Required task — Transcribe the entries below exactly; leave every image out.

Dataset excerpts —

^^^^^^^^

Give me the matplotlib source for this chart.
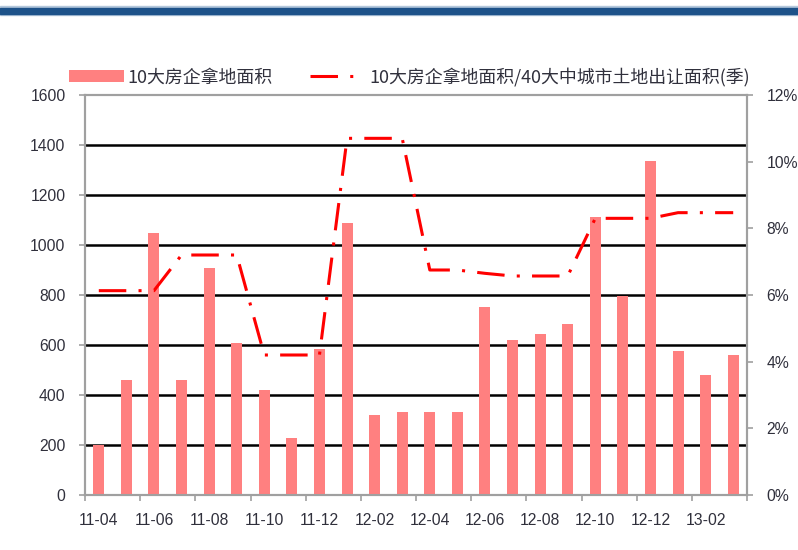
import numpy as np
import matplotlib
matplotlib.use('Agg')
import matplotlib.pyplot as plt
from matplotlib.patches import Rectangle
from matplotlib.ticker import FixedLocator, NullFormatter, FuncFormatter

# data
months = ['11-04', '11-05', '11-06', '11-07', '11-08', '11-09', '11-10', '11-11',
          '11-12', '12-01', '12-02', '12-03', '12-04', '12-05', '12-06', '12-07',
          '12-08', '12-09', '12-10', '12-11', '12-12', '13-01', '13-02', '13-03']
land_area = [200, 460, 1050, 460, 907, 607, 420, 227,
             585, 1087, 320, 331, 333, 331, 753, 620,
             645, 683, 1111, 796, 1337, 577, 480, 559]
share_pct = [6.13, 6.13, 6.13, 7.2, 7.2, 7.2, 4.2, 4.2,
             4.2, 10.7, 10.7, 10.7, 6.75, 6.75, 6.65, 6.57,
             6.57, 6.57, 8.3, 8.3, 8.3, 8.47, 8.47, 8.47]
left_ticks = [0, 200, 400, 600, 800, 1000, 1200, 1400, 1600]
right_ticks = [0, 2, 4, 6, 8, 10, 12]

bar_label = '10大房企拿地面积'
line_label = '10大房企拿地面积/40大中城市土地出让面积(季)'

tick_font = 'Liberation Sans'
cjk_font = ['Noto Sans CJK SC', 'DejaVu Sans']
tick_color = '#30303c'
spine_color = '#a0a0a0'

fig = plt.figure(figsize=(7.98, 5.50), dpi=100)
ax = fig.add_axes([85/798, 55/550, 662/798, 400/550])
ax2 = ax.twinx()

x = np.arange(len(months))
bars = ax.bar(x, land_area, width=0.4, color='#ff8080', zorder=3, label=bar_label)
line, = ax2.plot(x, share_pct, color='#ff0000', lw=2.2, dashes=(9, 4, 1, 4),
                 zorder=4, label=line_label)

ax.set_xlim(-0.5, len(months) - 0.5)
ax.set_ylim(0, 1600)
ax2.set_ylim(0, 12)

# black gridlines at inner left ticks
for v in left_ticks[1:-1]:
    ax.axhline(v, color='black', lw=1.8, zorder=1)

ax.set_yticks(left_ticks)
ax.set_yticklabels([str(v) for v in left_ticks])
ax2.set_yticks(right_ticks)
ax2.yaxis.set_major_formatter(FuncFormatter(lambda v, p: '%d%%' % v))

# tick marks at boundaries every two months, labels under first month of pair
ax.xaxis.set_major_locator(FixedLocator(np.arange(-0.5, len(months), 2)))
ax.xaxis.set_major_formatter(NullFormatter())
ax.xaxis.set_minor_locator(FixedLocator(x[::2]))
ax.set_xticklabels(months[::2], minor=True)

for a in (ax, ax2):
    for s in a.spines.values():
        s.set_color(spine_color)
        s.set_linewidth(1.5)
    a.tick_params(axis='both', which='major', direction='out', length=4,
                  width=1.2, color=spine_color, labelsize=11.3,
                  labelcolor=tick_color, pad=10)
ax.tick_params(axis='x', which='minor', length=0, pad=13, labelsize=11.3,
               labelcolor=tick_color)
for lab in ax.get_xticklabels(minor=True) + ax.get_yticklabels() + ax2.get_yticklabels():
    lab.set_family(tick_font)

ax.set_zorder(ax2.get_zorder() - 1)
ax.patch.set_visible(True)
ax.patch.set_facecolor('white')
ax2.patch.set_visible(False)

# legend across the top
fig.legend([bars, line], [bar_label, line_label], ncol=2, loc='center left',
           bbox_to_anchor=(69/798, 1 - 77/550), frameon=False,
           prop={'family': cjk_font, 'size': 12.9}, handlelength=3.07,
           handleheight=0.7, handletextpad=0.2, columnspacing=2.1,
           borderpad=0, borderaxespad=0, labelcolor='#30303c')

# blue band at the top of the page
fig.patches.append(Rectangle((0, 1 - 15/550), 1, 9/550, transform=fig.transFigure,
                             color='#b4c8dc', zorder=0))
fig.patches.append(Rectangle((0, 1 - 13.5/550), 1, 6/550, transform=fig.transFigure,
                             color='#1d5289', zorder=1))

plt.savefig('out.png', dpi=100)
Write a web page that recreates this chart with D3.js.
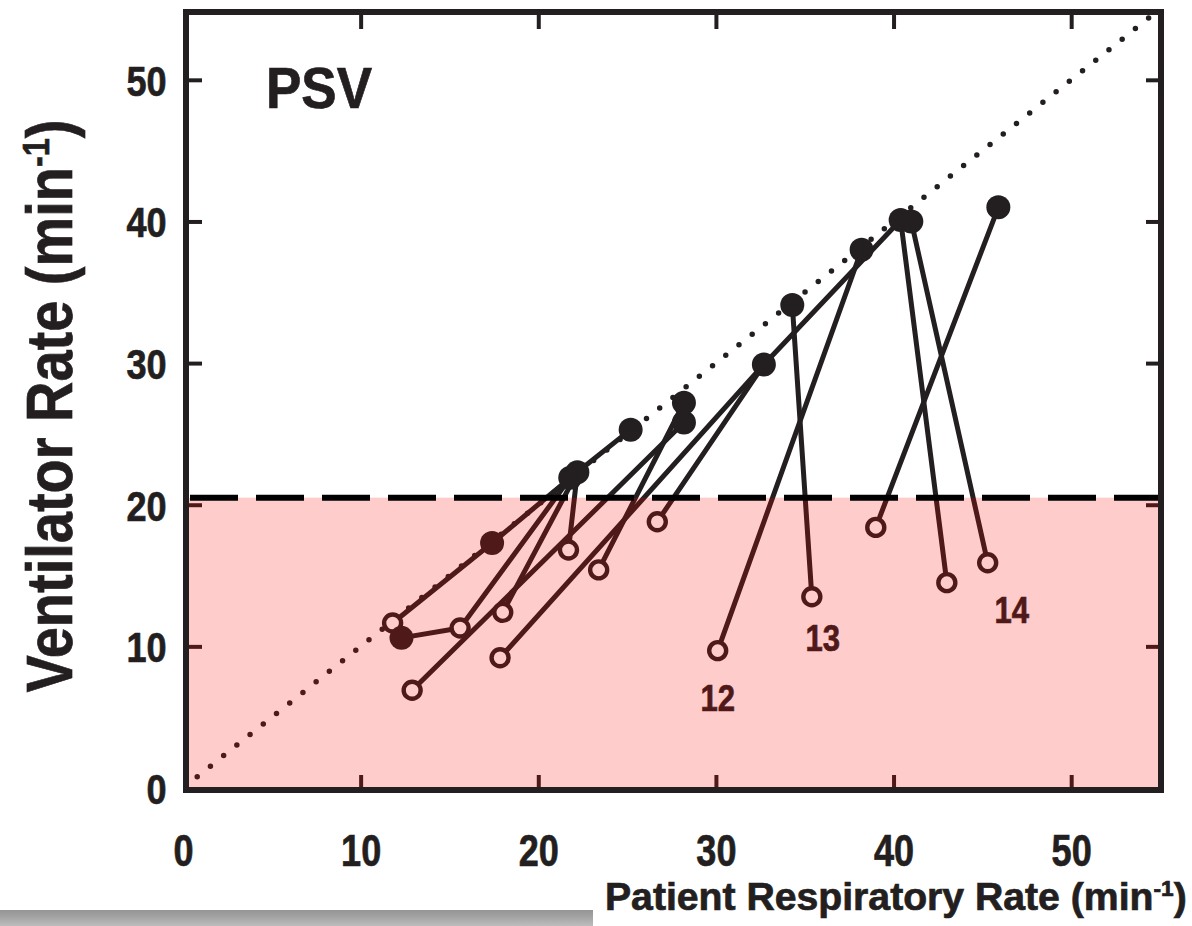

^^^^^^^^

Task response —
Give me the matplotlib source for this chart.
import numpy as np
import matplotlib
matplotlib.use('Agg')
import matplotlib.pyplot as plt
from matplotlib.patches import Rectangle
from matplotlib.ticker import FixedLocator, NullFormatter, FuncFormatter

# data
months = ['11-04', '11-05', '11-06', '11-07', '11-08', '11-09', '11-10', '11-11',
          '11-12', '12-01', '12-02', '12-03', '12-04', '12-05', '12-06', '12-07',
          '12-08', '12-09', '12-10', '12-11', '12-12', '13-01', '13-02', '13-03']
land_area = [200, 460, 1050, 460, 907, 607, 420, 227,
             585, 1087, 320, 331, 333, 331, 753, 620,
             645, 683, 1111, 796, 1337, 577, 480, 559]
share_pct = [6.13, 6.13, 6.13, 7.2, 7.2, 7.2, 4.2, 4.2,
             4.2, 10.7, 10.7, 10.7, 6.75, 6.75, 6.65, 6.57,
             6.57, 6.57, 8.3, 8.3, 8.3, 8.47, 8.47, 8.47]
left_ticks = [0, 200, 400, 600, 800, 1000, 1200, 1400, 1600]
right_ticks = [0, 2, 4, 6, 8, 10, 12]

bar_label = '10大房企拿地面积'
line_label = '10大房企拿地面积/40大中城市土地出让面积(季)'

tick_font = 'Liberation Sans'
cjk_font = ['Noto Sans CJK SC', 'DejaVu Sans']
tick_color = '#30303c'
spine_color = '#a0a0a0'

fig = plt.figure(figsize=(7.98, 5.50), dpi=100)
ax = fig.add_axes([85/798, 55/550, 662/798, 400/550])
ax2 = ax.twinx()

x = np.arange(len(months))
bars = ax.bar(x, land_area, width=0.4, color='#ff8080', zorder=3, label=bar_label)
line, = ax2.plot(x, share_pct, color='#ff0000', lw=2.2, dashes=(9, 4, 1, 4),
                 zorder=4, label=line_label)

ax.set_xlim(-0.5, len(months) - 0.5)
ax.set_ylim(0, 1600)
ax2.set_ylim(0, 12)

# black gridlines at inner left ticks
for v in left_ticks[1:-1]:
    ax.axhline(v, color='black', lw=1.8, zorder=1)

ax.set_yticks(left_ticks)
ax.set_yticklabels([str(v) for v in left_ticks])
ax2.set_yticks(right_ticks)
ax2.yaxis.set_major_formatter(FuncFormatter(lambda v, p: '%d%%' % v))

# tick marks at boundaries every two months, labels under first month of pair
ax.xaxis.set_major_locator(FixedLocator(np.arange(-0.5, len(months), 2)))
ax.xaxis.set_major_formatter(NullFormatter())
ax.xaxis.set_minor_locator(FixedLocator(x[::2]))
ax.set_xticklabels(months[::2], minor=True)

for a in (ax, ax2):
    for s in a.spines.values():
        s.set_color(spine_color)
        s.set_linewidth(1.5)
    a.tick_params(axis='both', which='major', direction='out', length=4,
                  width=1.2, color=spine_color, labelsize=11.3,
                  labelcolor=tick_color, pad=10)
ax.tick_params(axis='x', which='minor', length=0, pad=13, labelsize=11.3,
               labelcolor=tick_color)
for lab in ax.get_xticklabels(minor=True) + ax.get_yticklabels() + ax2.get_yticklabels():
    lab.set_family(tick_font)

ax.set_zorder(ax2.get_zorder() - 1)
ax.patch.set_visible(True)
ax.patch.set_facecolor('white')
ax2.patch.set_visible(False)

# legend across the top
fig.legend([bars, line], [bar_label, line_label], ncol=2, loc='center left',
           bbox_to_anchor=(69/798, 1 - 77/550), frameon=False,
           prop={'family': cjk_font, 'size': 12.9}, handlelength=3.07,
           handleheight=0.7, handletextpad=0.2, columnspacing=2.1,
           borderpad=0, borderaxespad=0, labelcolor='#30303c')

# blue band at the top of the page
fig.patches.append(Rectangle((0, 1 - 15/550), 1, 9/550, transform=fig.transFigure,
                             color='#b4c8dc', zorder=0))
fig.patches.append(Rectangle((0, 1 - 13.5/550), 1, 6/550, transform=fig.transFigure,
                             color='#1d5289', zorder=1))

plt.savefig('out.png', dpi=100)
Write a web page that recreates this chart with D3.js.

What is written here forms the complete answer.